Dedicated to Mrs. Bruce and Mr. Haist
for Teacher Appreciation Week 2011
I’ve always been a bookworm, and I always loved English class in school. I had two English teachers whose influence on my life was greater than they would ever know.
Garvin Haist was my eighth-grade English teacher. He told my mother in my hearing that “Marilyn has a way with words.” That obviously made an enormous impression on me, to have remembered it for fifty years now. I’ve done my best to live up to it ever since.
Marjorie Bruce was my favorite high school English teacher. I was in her eleventh grade English class, AP English and Creative Writing classes. I loved her classes. She taught me about literature and coached my writing skills, of course. That was the least of what I learned from her. Much more fundamental, she taught me how to think about the written word.
In Mrs. Bruce’s AP English class we spent weeks analyzing an essay called “Vulture Country.” None of us was at all interested in reading about the natural history of the vulture, but by the time we were done, all of us wanted more. Mrs. Bruce took us through the piece line by line, phrase by phrase, word by word. We looked at not just what the author said, but the way he said it, and why he would have chosen to say it just that way, at the rhythm, balance and flow of his writing. From that microscopic examination, I absorbed an awareness of the subtleties of language that informs both how I write and how I read.
I didn’t plan to take Creative Writing, but in the last half of my senior year AP English conflicted with concert band, and band won. Creative Writing was probably the most valuable English class I ever had. Mrs. Bruce stretched and bent my thinking out of my expository ruts. I wasn’t particularly imaginative, but she coaxed some originality out of me.

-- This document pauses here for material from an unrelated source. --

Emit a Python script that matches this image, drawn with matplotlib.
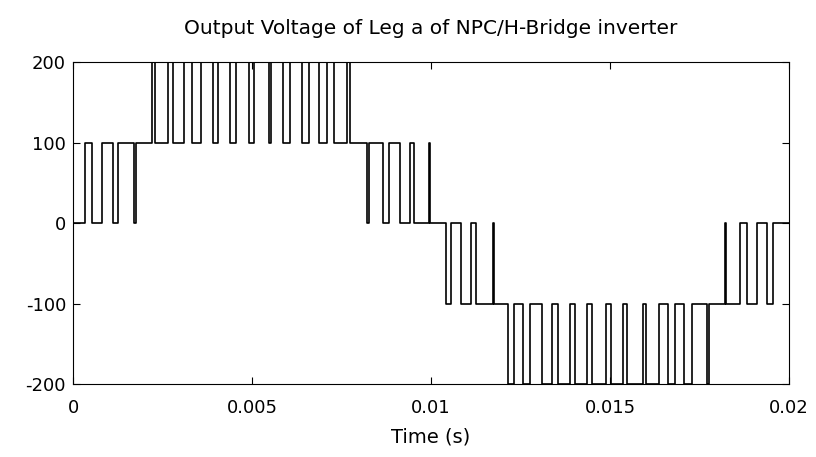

You can’t exactly teach creativity, but you can create an environment for it to emerge. Mrs. Bruce was great at that. In the mid-’60s, before it was trendy, she was doing things like rearranging the desks in her classroom so the students faced one another. We did lots of brainstorming exercises, although I didn’t learn that term until much later. One exercise I remember vividly started with Mrs. Bruce writing a few random letters on the chalkboard, say, W-C-E-N. Then students threw out possible phrases using them as initials. (My husband and I do this with license plates all the time. He’s a lot better at it than I am.) My W-C-E-N phrase was Winter Comes Every Night. Then we had to write something, anything, using that phrase. I wrote a poem about nuclear winter. Well, I was 17 and it was the ’60s.
Mrs. Bruce’s favorite maxim was, “Writing is reading turned inside out.” The idea of putting yourself in the reader’s shoes when you write was a revelation. Aha, it’s not just how you say it, it’s how they read it. Will the reader “hear” it the way you’re thinking it?
Thinking inside out applies to all my work. I can’t think of an area where it isn’t helpful. From my first job out of college as a weekly newspaper reporter, graphic design, typography and layout were as much a part of my work as the words I wrote. Design doesn’t just make things look nice, it determines how they work and how well, whether they get read or used. A brochure or website that looks thrown together doesn’t just seem amateurish. If it’s too much work to find what you want to know or the page just hurts your eyes to look at it, do you think you’ll keep reading, or buy what they’re selling? Me either.
So whether I’m editing the text of a book, designing its pages and cover, building a website, creating logos and business cards, making brochures or whatever, I try to think from the inside out. I think, I hope, it shows.
So thank you, Garvin Haist, for giving me confidence in my “way with words.” And thank you, Marjorie Bruce, for turning reading inside out.